Судья королевского отбора 2 - стр. 36
Баронесса Тика опускается на колени перед лежачей и берёт её опухшую, словно желе, руку. Угадать хоть какие-то черты лица невозможно. Они потеряли чёткость.
– Если задержишься, то станешь свидетелем, – хрипит женщина.
Повисает удушающее молчание.
– Тебя ведь никто из родных не навещал, да?
В ответ на вопрос леди Никалины звучит лишь тишина.
– Знаешь, а я участвую в королевском отборе, – не сдерживая слёз рассказывает баронесса. – То ещё удовольствие. Помнишь, мы с тобой в университете хотели вместе на него попасть. Скука смертная! На Чудовищных островах намного веселее.
Судя по словам, они подруги, или, как минимум, хорошие знакомые.
Её милость делится с приятельницей историями с отбора, не утаивая даже своих чувств. Она забавно рассказывает про меня, как я единственная засвидетельствовала её прохождение через Арку Помыслов, как меня наградили той веточкой. Тут я не выдерживаю и тоже присоединяюсь к повествованию, дополняя его своим видением отбора. Присаживаюсь рядом на кровать, чтобы меня было лучше видно, и беру её за другую руку.
Несмотря на одутловатость, с лица девушки легко считывается удивление.
– Вы из другого мира?
Я киваю.
– Какой он? – она спрашивает с таким искренним любопытством, что я плюю на все запреты и рассказываю ей о Земле.
– Магии нет?
– Нет, зато есть наука и технологии.
– Кажется, ваша наука сильнее нашей магии, – с грустью замечает леди Томила.
– Отнюдь, – я качаю головой. – Моя мама умерла, когда я была совсем ребёнком, а папа умирал на моих руках. Скорая, это как бригада ваших лекарей, приехала поздно. В тот день было очень много вызовов.
Воспоминания воскрешают застарелую боль. Слёзы застилают взор. Я уже не вижу ничего, только чувствую, как меня берут за руку и выводят из комнаты смертельно больной. И обнимают.
Я утыкаюсь в широкую грудь и рыдаю, не сдерживаясь.
Это место настолько пропитано судорожным отчаянием, затаённой надеждой и мучительным бессилием, что я вспоминаю тот случай, когда отец, напившийся по случаю повышения, рассказал мне, как умирала мама. Она тоже умирала одна в больничной палате. Папа не мог быть с ней, потому что ухаживал за мной. Я заболела атипичной пневмонией. Взрослые с трудом выкарабкивались из этой заразы, а я, ребёнок, умудрилась её подхватить.
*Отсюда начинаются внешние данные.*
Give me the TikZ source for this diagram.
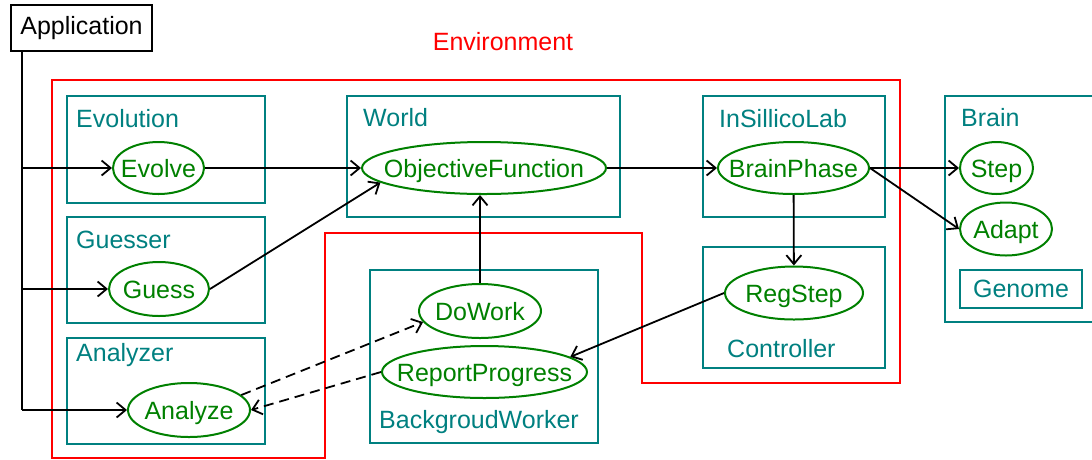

И умирающий на руках папа. Мы с мачехой были рядом и держали его за руки. Я помню, как всё время глядела на часы в ожидании скорой. А он…
– Я рад, что умираю дома в окружении близких, – его слова до сих пор звучат в моей голове.
Нет, эту боль невозможно излечить. С ней можно лишь научиться жить.
Мои рыдания стихают. И приходит осознание, в чью жилетку я только что лила слёзы. Только моё состояние его высокопревосходительство расценивает по-своему:
– Именно поэтому я и отверг идею с добровольной передачей силы.
– Спасибо, – шепчу ему, продолжая прятать лицо на его груди.
Он тихо продолжает, словно пропустил мою благодарность мимо:
– Эта болезнь появилась недавно, но мы успели её хорошо изучить. Мы с братом хотим исправить ситуацию в отношении этих больных. Они не заразны, но, чтобы мы не делали, родные и близкие боятся сюда приходить.
– Мне очень жаль.
– Мне тоже. Спасибо, что подарили хорошие эмоции моим людям. Большинство из них на службе подхватили эту заразу.